Real-time Lip Reading Through Deep Learning
Project Description

Lip reading is the process of transcribing the content of speech using only the movements of a speaker’s lips. It is particularly beneficial when applied to hearing aids, audio-less communication scenarios, forensic lip reading, and automated subtitle generation, among other areas. This project aims to lip read faces in videos with or without audio and provide a transcription of the spoken content.
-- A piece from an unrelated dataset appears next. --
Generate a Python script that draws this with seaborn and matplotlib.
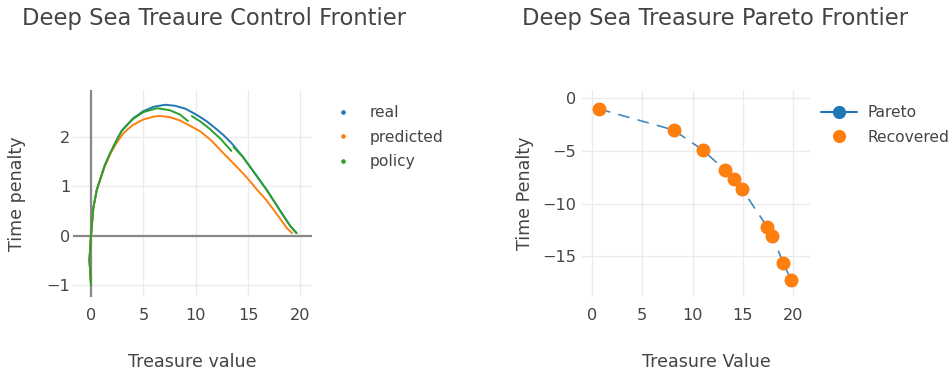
import pandas as pd
import matplotlib
matplotlib.use("Agg")
import matplotlib.pyplot as plt
from matplotlib.lines import Line2D
import seaborn as sns

# values
series_names = ["real", "predicted", "policy"]

real_x = [0.0, -0.15, 0.0, 0.22, 0.55, 0.86, 1.3, 1.82, 2.4, 2.93, 4.0, 5.0, 6.0, 7.08, 8.0,
          9.0, 9.79, 10.5, 11.07, 12.0, 12.66, 13.46, 14.5, 15.86, 16.8, 17.77, 18.5, 19.04, 19.6]
real_y = [-1.0, -0.49, 0.0, 0.56, 0.93, 1.13, 1.42, 1.67, 1.92, 2.13, 2.38, 2.53, 2.62, 2.66, 2.64,
          2.58, 2.49, 2.40, 2.32, 2.16, 2.04, 1.87, 1.60, 1.20, 0.92, 0.60, 0.36, 0.19, 0.05]

pred_x = [0.0, -0.15, 0.0, 0.22, 0.55, 0.86, 1.3, 1.82, 2.4, 3.09, 4.0, 5.0, 6.0, 6.6, 7.5,
          8.5, 9.47, 10.43, 11.5, 12.66, 14.0, 15.0, 15.86, 16.7, 17.45, 18.1, 18.7, 19.2]
pred_y = [-1.0, -0.49, 0.0, 0.56, 0.93, 1.13, 1.40, 1.65, 1.87, 2.08, 2.25, 2.36, 2.42, 2.43, 2.41,
          2.34, 2.23, 2.12, 1.93, 1.67, 1.38, 1.15, 0.93, 0.73, 0.52, 0.33, 0.15, 0.05]

# policy comes in three pieces
policy_x = [[0.0, -0.15, 0.0, 0.22, 0.55, 0.86, 1.3, 1.82, 2.4, 2.93, 4.0, 5.0, 6.29, 7.5, 8.5, 9.25],
            [9.63, 10.5, 11.39, 12.4, 13.4],
            [13.6, 14.5, 15.86, 16.8, 17.77, 18.5, 19.04, 19.65]]
policy_y = [[-1.0, -0.49, 0.0, 0.56, 0.93, 1.13, 1.42, 1.67, 1.92, 2.13, 2.37, 2.51, 2.59, 2.55, 2.46, 2.33],
            [2.43, 2.31, 2.16, 1.96, 1.72],
            [1.80, 1.60, 1.20, 0.92, 0.60, 0.36, 0.19, 0.05]]

pareto_x = [0.7, 8.1, 11.0, 13.2, 14.1, 14.9, 17.4, 17.9, 19.0, 19.8]
pareto_y = [-1.0, -3.0, -4.9, -6.8, -7.7, -8.6, -12.2, -13.1, -15.6, -17.3]
recovered_x = [0.7, 8.1, 11.0, 13.2, 14.1, 14.9, 17.4, 17.9, 19.0, 19.8]
recovered_y = [-1.0, -3.0, -4.9, -6.8, -7.7, -8.6, -12.2, -13.1, -15.6, -17.3]

colors = {"real": "#1f77b4", "predicted": "#ff7f0e", "policy": "#2ca02c"}
text_color = "#444444"

# long table for the control frontier
rows = []
for x, y in zip(real_x, real_y):
    rows.append(("real", "real", x, y))
for x, y in zip(pred_x, pred_y):
    rows.append(("predicted", "predicted", x, y))
for i, (xs, ys) in enumerate(zip(policy_x, policy_y)):
    for x, y in zip(xs, ys):
        rows.append(("policy", "policy%d" % i, x, y))
ctrl = pd.DataFrame(rows, columns=["series", "seg", "x", "y"])

sns.set_theme(style="whitegrid")
plt.rcParams["font.family"] = ["DejaVu Sans"]
plt.rcParams["axes.unicode_minus"] = True

fig = plt.figure(figsize=(9.52, 3.71), dpi=100)
ax1 = fig.add_axes([73 / 952, 74 / 371, 239 / 952, 207 / 371])
ax2 = fig.add_axes([582 / 952, 74 / 371, 228 / 952, 207 / 371])

# left: control frontier
sns.lineplot(data=ctrl, x="x", y="y", hue="series", units="seg", estimator=None, sort=False,
             hue_order=series_names, palette=colors, linewidth=1.4, legend=False, ax=ax1, zorder=3)
ax1.axhline(0, color="#888888", lw=1.6, zorder=2)
ax1.axvline(0, color="#888888", lw=1.6, zorder=2)
ax1.set_xlim(-1.72, 21.1)
ax1.set_ylim(-1.25, 2.96)
ax1.set_xticks([0, 5, 10, 15, 20])
ax1.set_yticks([-1, 0, 1, 2])

h1 = [Line2D([], [], ls="none", marker="o", ms=2.3, color=colors[s]) for s in series_names]
ax1.legend(h1, series_names, loc="upper left", bbox_to_anchor=(331 / 952, 1 - 105 / 371),
           bbox_transform=fig.transFigure, frameon=False, fontsize=11.2, borderpad=0,
           borderaxespad=0, handlelength=1.5, handletextpad=1.0, labelspacing=0.62,
           labelcolor=text_color)

# right: pareto frontier
sns.lineplot(x=pareto_x, y=pareto_y, color="#1f77b4", linestyle=(0, (7, 5)), linewidth=1.2,
             marker="o", markersize=9.5, markeredgewidth=0, ax=ax2, zorder=3, alpha=0.85)
sns.scatterplot(x=recovered_x, y=recovered_y, color="#ff7f0e", s=100, linewidth=0, ax=ax2, zorder=4)
ax2.set_xlim(-0.99, 21.66)
ax2.set_ylim(-18.87, 0.8)
ax2.set_xticks([0, 5, 10, 15, 20])
ax2.set_yticks([-15, -10, -5, 0])

h2 = [Line2D([], [], color="#1f77b4", lw=1.5, marker="o", ms=9.5, mew=0),
      Line2D([], [], ls="none", marker="o", ms=9.5, mew=0, color="#ff7f0e")]
ax2.legend(h2, ["Pareto", "Recovered"], loc="upper left", bbox_to_anchor=(821 / 952, 1 - 105 / 371),
           bbox_transform=fig.transFigure, frameon=False, fontsize=11.2, borderpad=0,
           borderaxespad=0, handlelength=2.3, handletextpad=0.7, labelspacing=0.62,
           labelcolor=text_color)

for ax in (ax1, ax2):
    for sp in ax.spines.values():
        sp.set_visible(False)
    ax.grid(True, color="#ebebeb", lw=1)
    ax.set_axisbelow(True)
    ax.tick_params(axis="both", length=0, labelsize=11.6, labelcolor=text_color)
    ax.tick_params(axis="x", pad=8)
    ax.tick_params(axis="y", pad=2)

ax2.tick_params(axis="y", pad=4)

ax1.set_xlabel("Treasure value", fontsize=12.6, color=text_color)
ax1.set_ylabel("Time penalty", fontsize=12.6, color=text_color, va="center")
ax2.set_xlabel("Treasure Value", fontsize=12.6, color=text_color)
ax2.set_ylabel("Time Penalty", fontsize=12.6, color=text_color, va="center")
ax1.xaxis.set_label_coords(0.5, -(362 - 297) / 207, transform=ax1.transAxes)
ax1.yaxis.set_label_coords((17.5 - 73) / 239, 0.5)
ax2.xaxis.set_label_coords((706 - 582) / 228, -(362 - 297) / 207)
ax2.yaxis.set_label_coords((525 - 582) / 228, 0.5)
ax1.xaxis.label.set_va("center")
ax2.xaxis.label.set_va("center")

fig.text(22 / 952, 1 - 18 / 371, "Deep Sea Treaure Control Frontier", fontsize=16.3,
         color=text_color, ha="left", va="center")
fig.text(522 / 952, 1 - 18 / 371, "Deep Sea Treasure Pareto Frontier", fontsize=16.3,
         color=text_color, ha="left", va="center")

fig.savefig("out.png", dpi=100)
Existing architectures will be analysed and implemented with publicly available datasets (e.g., BBC, GRID, LRS-TED, etc.) and optimised to aim for near real-time analysis for live video streams.

Supervisor
MAK Brian Kan Wing
Quota
1
Course type
UROP1100
UROP2100
UROP3100
UROP4100
Applicant's Roles

- study the current literature on lip-reading
- explore and implement different architectures (e.g., LipNet) for lip-reading
- evaluate the models on various lip-reading datasets, from small GRID to large dataset LRS-TED
- optimise the process for live video streams to provide real-time analysis
- further improve the performance with data augmentation

Applicant's Learning Objectives

- To understand the various neural architectures of lip-reading models
- To optimise the lip-reading pipelines for real-time analysis
- To investigate various data augmentation methods to improve the system’s robustness

Complexity of the project
Challenging